The spatial distribution, intensity of transmission, and seasonality of malaria is influenced by climate in sub-Saharan Africa; socio-economic development has had only limited impact on curtailing disease distribution (Hay et al., 2002a; Craig et al., 2004).

Rainfall can be a limiting factor for mosquito populations and there is some evidence of reductions in transmission associated with decadal decreases in rainfall. Interannual malaria variability is climate-related in specific eco-epidemiological zones (Julvez et al., 1992; Ndiaye et al., 2001; Singh and Sharma, 2002; Bouma, 2003; Thomson et al., 2005). A systematic review of studies of the El Niño-Southern Oscillation (ENSO) and malaria concluded that the impact of El Niño on the risk of malaria epidemics is well established in parts of southern Asia and South America (Kovats et al., 2003). Evidence of the predictability of unusually high or low malaria anomalies from both sea-surface temperature (Thomson et al., 2005) and multi-model ensemble seasonal climate forecasts in Botswana (Thomson et al., 2006) supports the practical and routine use of seasonal forecasts for malaria control in southern Africa (DaSilva et al., 2004).

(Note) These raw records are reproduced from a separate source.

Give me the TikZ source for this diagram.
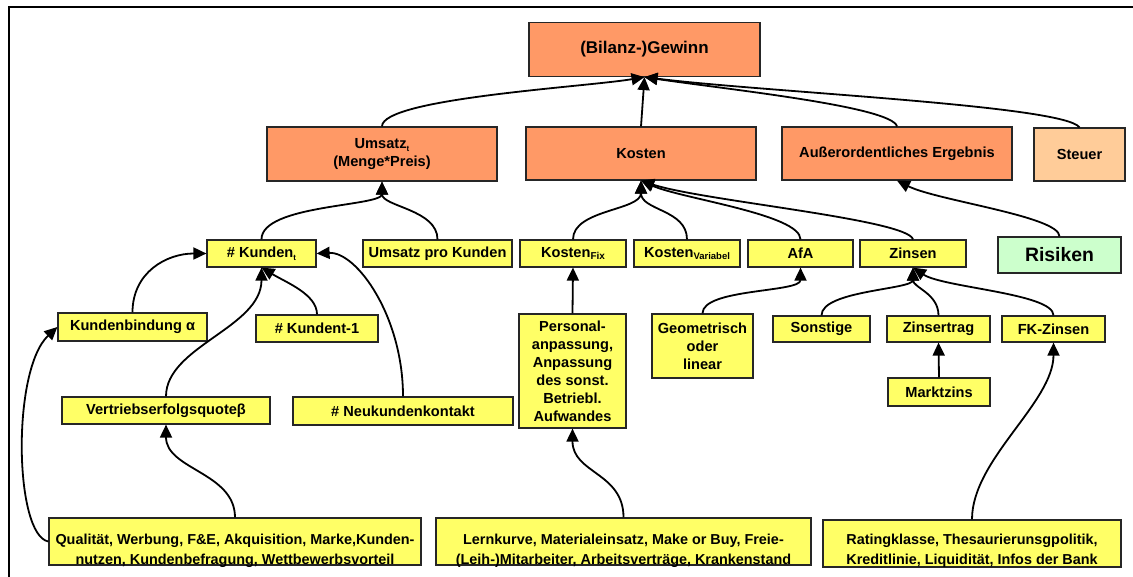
\documentclass[tikz,border=0pt]{standalone}
\usepackage{fontspec}
\setmainfont{Liberation Sans}
\usetikzlibrary{arrows.meta}
\definecolor{orangeC}{HTML}{FF9966}
\definecolor{steuerC}{HTML}{FFCC99}
\definecolor{yellowC}{HTML}{FFFF66}
\definecolor{greenC}{HTML}{CCFFCC}
\newcommand\mysub[2][9]{\raisebox{-0.35ex}{\fontsize{#1}{#1}\selectfont #2}}
\begin{document}
\begin{tikzpicture}[x=1pt,y=-1pt,
  box/.style={draw=black!85, line width=1.2pt, inner sep=0pt, align=center,
    font=\fontsize{14.6}{18}\selectfont\bfseries},
  obox/.style={box, fill=orangeC},
  sbox/.style={box, fill=steuerC},
  ybox/.style={box, fill=yellowC},
  gbox/.style={box, fill=greenC, font=\fontsize{19.4}{22}\selectfont\bfseries},
  btxt/.style={inner sep=0pt, align=center, anchor=south, text depth=0pt,
    font=\fontsize{14.4}{20}\selectfont\bfseries},
  conn/.style={line width=1.8pt, -{Triangle[length=13pt,width=12pt]}}]
\useasboundingbox (0,0) rectangle (1133,577);
\fill[white] (0,0) rectangle (1133,577);
% frame
\draw[line width=2pt] (8.5,577) -- (8.5,7) -- (1133,7);
% top
\node[obox, minimum width=231pt, minimum height=54pt,
  font=\fontsize{17}{20}\selectfont\bfseries] (gewinn) at (644.5,49.5) {(Bilanz-)Gewinn};
% second row
\node[obox, minimum width=230pt, minimum height=54pt] (umsatz) at (382,154)
  {Umsatz\mysub[8]{t}\\(Menge*Preis)};
\node[obox, minimum width=230pt, minimum height=53pt] (kosten) at (641,153.5) {Kosten};
\node[obox, minimum width=230pt, minimum height=53pt] (ausser) at (897,153.5) {Außerordentliches Ergebnis};
\node[sbox, minimum width=91pt, minimum height=53pt] (steuer) at (1079.5,154.5) {Steuer};
% third row
\node[gbox, minimum width=123pt, minimum height=36pt] (risiken) at (1059.5,255) {Risiken};
\node[ybox, minimum width=109pt, minimum height=27pt] (kunden) at (261.5,253.5) {\# Kunden\mysub[8]{t}};
\node[ybox, minimum width=149pt, minimum height=27pt] (upk) at (437.5,253.5) {Umsatz pro Kunden};
\node[ybox, minimum width=106pt, minimum height=27pt] (kfix) at (573,253.5) {Kosten\mysub[10]{Fix}};
\node[ybox, minimum width=106pt, minimum height=27pt] (kvar) at (687,253.5) {Kosten\mysub[9.5]{Variabel}};
\node[ybox, minimum width=105pt, minimum height=27pt] (afa) at (800.5,253.5) {AfA};
\node[ybox, minimum width=106pt, minimum height=27pt] (zinsen) at (913,253.5) {Zinsen};
% fourth row
\node[ybox, minimum width=149pt, minimum height=28pt] (kbind) at (132.5,327) {Kundenbindung α};
\node[ybox, minimum width=122pt, minimum height=27pt] (kt1) at (317,328.5) {\# Kundent-1};
\node[ybox, minimum width=107pt, minimum height=114pt] (personal) at (572.5,371)
  {Personal-\\anpassung,\\Anpassung\\des sonst.\\Betriebl.\\Aufwandes};
\node[ybox, minimum width=101pt, minimum height=64pt] (geom) at (702.5,346) {Geometrisch\\oder\\linear};
\node[ybox, minimum width=97pt, minimum height=26pt] (sonst) at (821.5,329) {Sonstige};
\node[ybox, minimum width=103pt, minimum height=26pt] (zertrag) at (938.5,329) {Zinsertrag};
\node[ybox, minimum width=103pt, minimum height=26pt] (fkz) at (1053.5,329) {FK-Zinsen};
\node[ybox, minimum width=102pt, minimum height=28pt] (markt) at (939,392) {Marktzins};
\node[ybox, minimum width=208pt, minimum height=27pt] (vert) at (166,410.5) {Vertriebserfolgsquoteβ};
\node[ybox, minimum width=220pt, minimum height=28pt] (neuk) at (403,411) {\# Neukundenkontakt};
% bottom
\node[ybox, minimum width=372pt, minimum height=47pt] (qual) at (235,541.5) {};
\node[ybox, minimum width=375pt, minimum height=47pt] (lern) at (623.5,541.5) {};
\node[ybox, minimum width=298pt, minimum height=47pt] (rating) at (972,543.5) {};
\node[btxt] (qualtxt) at ([yshift=1pt]qual.south)
  {Qualität, Werbung, F\&E, Akquisition, Marke,Kunden-\\nutzen, Kundenbefragung, Wettbewerbsvorteil};
\node[btxt] (lerntxt) at ([yshift=1pt]lern.south)
  {Lernkurve, Materialeinsatz, Make or Buy, Freie-\\(Leih-)Mitarbeiter, Arbeitsverträge, Krankenstand};
\node[btxt] (ratingtxt) at ([yshift=3pt]rating.south)
  {Ratingklasse, Thesaurierunsgpolitik,\\Kreditlinie, Liquidität, Infos der Bank};
% connectors to Gewinn
\draw[conn] (umsatz.north) .. controls +(0,-28) and +(-60,10) .. (gewinn.south);
\draw[conn] (kosten.north) -- (gewinn.south);
\draw[conn] (ausser.north) .. controls +(-5,-20) and +(80,12) .. (gewinn.south);
\draw[conn] (steuer.north) .. controls +(-15,-22) and +(120,15) .. (gewinn.south);
% to Umsatz
\draw[conn] (kunden.north) .. controls +(0,-35) and +(0,25) .. (umsatz.south);
\draw[conn] (upk.north) .. controls +(0,-30) and +(0,25) .. (umsatz.south);
% to Kosten
\draw[conn] (kfix.north) .. controls +(0,-30) and +(0,30) .. (kosten.south);
\draw[conn] (kvar.north) .. controls +(0,-30) and +(0,30) .. (kosten.south);
\draw[conn] (afa.north) .. controls +(0,-25) and +(40,18) .. (kosten.south);
\draw[conn] (zinsen.north) .. controls +(-5,-20) and +(60,20) .. (kosten.south);
% Risiken
\draw[conn] (risiken.north) .. controls +(0,-20) and +(40,20) .. (ausser.south);
% to Kunden
\draw[conn] (kbind.north) .. controls +(0,-40) and +(-40,0) .. (kunden.west);
\draw[conn] (kt1.north) .. controls +(0,-20) and +(25,15) .. (kunden.south);
\draw[conn] (vert.north) .. controls +(0,-50) and +(0,60) .. (kunden.south);
\draw[conn] (neuk.north) .. controls +(0,-80) and +(40,-2) .. (kunden.east);
% bottom level
\draw[conn] (qual.west) .. controls +(-34,-6) and +(-46,43) .. (kbind.west);
\draw[conn] (qual.north) .. controls +(0,-45) and +(0,45) .. (vert.south);
\draw[conn] (lern.north) .. controls +(0,-45) and +(0,45) .. (personal.south);
\draw[conn] (personal.north) -- (kfix.south);
\draw[conn] (geom.north) .. controls +(0,-25) and +(0,25) .. (afa.south);
\draw[conn] (sonst.north) .. controls +(0,-25) and +(0,22) .. (zinsen.south);
\draw[conn] (zertrag.north) .. controls +(0,-22) and +(0,20) .. (zinsen.south);
\draw[conn] (fkz.north) .. controls +(0,-22) and +(30,20) .. (zinsen.south);
\draw[conn] (markt.north) -- (zertrag.south);
\draw[conn] (rating.north) .. controls +(0,-60) and +(0,60) .. (fkz.south);
\end{tikzpicture}
\end{document}
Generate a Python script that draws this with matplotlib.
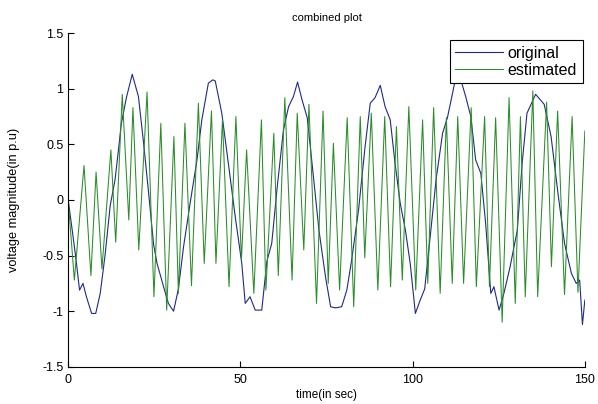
import numpy as np
import matplotlib
matplotlib.use('Agg')
import matplotlib.pyplot as plt

plt.rcParams['font.family'] = ['Liberation Sans', 'DejaVu Sans']

# original signal (time in sec, voltage in p.u)
orig_t = [0, 1.3, 2.3, 3.3, 4.3, 5.3, 6.8, 8.0, 9.3, 10.7, 12.2, 13.6, 14.6, 15.4,
          16.9, 18.6, 20.4, 21.9, 23.3, 24.8, 25.8, 27.7, 29.1, 30.6, 32.0, 33.5,
          35.4, 37.4, 38.8, 40.7, 42.0, 42.7, 44.6, 46.5, 48.5, 50.4, 51.4, 52.8,
          54.3, 56.2, 57.7, 59.1, 60.6, 62.5, 64.0, 65.4, 66.6, 67.9, 69.4, 70.8,
          72.8, 74.7, 76.2, 77.6, 79.4, 80.9, 82.3, 84.3, 86.2, 87.7, 89.1, 90.6,
          92.0, 93.5, 94.9, 96.4, 97.9, 99.3, 100.8, 102.2, 103.5, 104.9, 106.8,
          108.7, 110.1, 111.6, 113.0, 114.0, 115.4, 116.9, 118.3, 119.8, 121.2,
          122.7, 123.6, 125.1, 126.5, 128.3, 130.4, 131.8, 133.2, 135.7, 138.2,
          140.2, 142.2, 144.1, 146.1, 147.5, 148.5, 149.3, 150.0]
orig_v = [0.0, -0.30, -0.54, -0.81, -0.75, -0.87, -1.02, -1.02, -0.84, -0.50, -0.05,
          0.18, 0.45, 0.68, 0.92, 1.13, 0.93, 0.51, 0.08, -0.40, -0.57, -0.78, -0.93,
          -1.00, -0.80, -0.42, -0.03, 0.36, 0.72, 1.05, 1.08, 1.07, 0.78, 0.33, -0.15,
          -0.57, -0.93, -0.87, -0.99, -0.99, -0.55, -0.39, 0.09, 0.63, 0.84, 0.93,
          1.06, 0.90, 0.74, 0.33, -0.27, -0.69, -0.96, -0.97, -0.96, -0.81, -0.54,
          -0.09, 0.48, 0.87, 0.92, 1.03, 0.84, 0.72, 0.33, -0.03, -0.27, -0.57, -1.02,
          -0.90, -0.80, -0.39, 0.18, 0.60, 0.74, 0.96, 1.18, 1.08, 0.93, 0.75, 0.36,
          0.24, -0.21, -0.84, -0.78, -0.99, -0.84, -0.60, -0.27, 0.33, 0.78, 0.95,
          0.86, 0.57, 0.06, -0.39, -0.66, -0.75, -0.72, -1.12, -0.90]

# estimated signal, peaks and troughs
est_t = [0, 1.8, 4.6, 6.6, 8.1, 9.8, 12.4, 13.8, 15.7, 17.6, 18.8, 20.5, 22.9, 24.9,
         26.9, 28.6, 30.7, 32.0, 33.9, 35.8, 37.8, 39.5, 41.6, 42.9, 44.8, 46.7,
         48.7, 50.3, 51.8, 53.9, 56.1, 57.4, 59.7, 61.0, 62.9, 65.0, 66.5, 68.4,
         69.9, 72.1, 74.0, 75.5, 77.0, 78.8, 81.0, 82.9, 84.8, 86.1, 88.0, 89.9,
         91.9, 93.6, 95.3, 97.0, 98.9, 100.9, 102.9, 104.4, 106.1, 108.0, 109.8,
         111.5, 113.1, 114.8, 117.0, 118.5, 120.9, 122.3, 124.1, 126.0, 128.0,
         129.8, 131.3, 132.7, 134.9, 136.3, 138.9, 140.3, 142.1, 144.1, 146.3,
         148.0, 150.0]
est_v = [0.0, -0.72, 0.31, -0.68, 0.25, -0.62, 0.45, -0.38, 0.95, -0.18, 0.83, -0.45,
         0.97, -0.87, 0.69, -0.99, 0.57, -0.84, 0.69, -0.77, 0.87, -0.57, 0.80, -0.57,
         0.72, -0.78, 0.75, -0.54, 0.45, -0.84, 0.72, -0.81, 0.60, -0.68, 0.92, -0.72,
         0.78, -0.45, 0.86, -0.93, 0.80, -0.75, 0.51, -0.81, 0.74, -0.96, 0.75, -0.52,
         0.78, -0.81, 0.75, -0.78, 0.66, -0.72, 0.84, -0.81, 0.72, -0.75, 0.83, -0.84,
         0.74, -0.75, 0.75, -0.75, 0.83, -0.78, 0.75, -0.78, 0.74, -1.10, 0.92, -0.93,
         0.75, -0.87, 0.98, -0.87, 0.88, -0.60, 0.80, -0.85, 0.75, -0.83, 0.62]

xticks = [0, 50, 100, 150]
yticks = [-1.5, -1, -0.5, 0, 0.5, 1, 1.5]
ytick_labels = ['-1.5', '-1', '-0.5', '0', '0.5', '1', '1.5']

fig = plt.figure(figsize=(5.98, 4.04), dpi=100)
ax = fig.add_axes([0.114, 0.092, 0.864, 0.826])
ax.plot(orig_t, orig_v, color='#1f2a85', lw=0.8, label='original')
ax.plot(est_t, est_v, color='#2a8c2a', lw=0.75, label='estimated')

ax.set_xlim(0, 150)
ax.set_ylim(-1.5, 1.5)
ax.set_xticks(xticks)
ax.set_yticks(yticks)
ax.set_yticklabels(ytick_labels)
ax.tick_params(direction='in', length=4, labelsize=9, width=0.8)
ax.tick_params(axis='x', pad=5)
ax.spines['top'].set_visible(False)
ax.spines['right'].set_visible(False)
ax.set_title('combined plot', fontsize=8, pad=9)
ax.set_xlabel('time(in sec)', fontsize=8.5, labelpad=2)
ax.set_ylabel('voltage magnitude(in p.u)', fontsize=9.2, labelpad=16)

leg = ax.legend(loc='upper right', bbox_to_anchor=(0.996, 0.979), borderaxespad=0,
                fontsize=11.5, fancybox=False, framealpha=1, edgecolor='black',
                handlelength=3.0, borderpad=0.35, labelspacing=0.12, handletextpad=0.3)
leg.get_frame().set_linewidth(0.8)

plt.savefig('out.png', dpi=100)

The effects of observed climate change on the geographical distribution of malaria and its transmission intensity in highland regions remains controversial. Analyses of time-series data in some sites in East Africa indicate that malaria incidence has increased in the apparent absence of climate trends (Hay et al., 2002a, b; Shanks et al., 2002). The proposed driving forces behind the malaria resurgence include drug resistance of the malaria parasite and a decrease in vector control activities. However, the validity of this conclusion has been questioned because it may have resulted from inappropriate use of the climatic data (Patz, 2002). Analysis of updated temperature data for these regions has found a significant warming trend since the end of the 1970s, with the magnitude of the change affecting transmission potential (Pascual et al., 2006). In southern Africa, long-term trends for malaria were not significantly associated with climate, although seasonal changes in case numbers were significantly associated with a number of climatic variables (Craig et al., 2004). Drug resistance and HIV infection were associated with long-term malaria trends in the same area (Craig et al., 2004).

A number of further studies have reported associations between interannual variability in temperature and malaria transmission in the African highlands. An analysis of de-trended time-series malaria data in Madagascar indicated that minimum temperature at the start of the transmission season, corresponding to the months when the human–vector contact is greatest, accounts for most of the variability between years (Bouma, 2003). In highland areas of Kenya, malaria admissions have been associated with rainfall and unusually high maximum temperatures 3-4 months previously (Githeko and Ndegwa, 2001). An analysis of malaria morbidity data for the period from the late 1980s until the early 1990s from 50 sites across Ethiopia found that epidemics were associated with high minimum temperatures in the preceding months (Abeku et al., 2003). An analysis of data from seven highland sites in East Africa reported that short-term climate variability played a more important role than long-term trends in initiating malaria epidemics (Zhou et al., 2004, 2005), although the method used to test this hypothesis has been challenged (Hay et al., 2005b).

There is no clear evidence that malaria has been affected by climate change in South America (Benitez et al., 2004) (see Chapter 1) or in continental regions of the Russian Federation (Semenov et al., 2002). The attribution of changes in human diseases to climate change must first take into account the considerable changes in reporting, surveillance, disease control measures, population changes, and other factors such as land-use change (Kovats et al., 2001; Rogers and Randolph, 2006).

Despite the known causal links between climate and malaria transmission dynamics, there is still much uncertainty about the potential impact of climate change on malaria at local and global scales (see also Section 8.4.1) because of the paucity of concurrent detailed historical observations of climate and malaria, the complexity of malaria disease dynamics, and the importance of non-climatic factors, including socio-economic development, immunity and drug resistance, in determining infection and infection outcomes. Given the large populations living in highland areas of East Africa, the limitations of the analyses conducted, and the significant health risks of epidemic malaria, further research is warranted.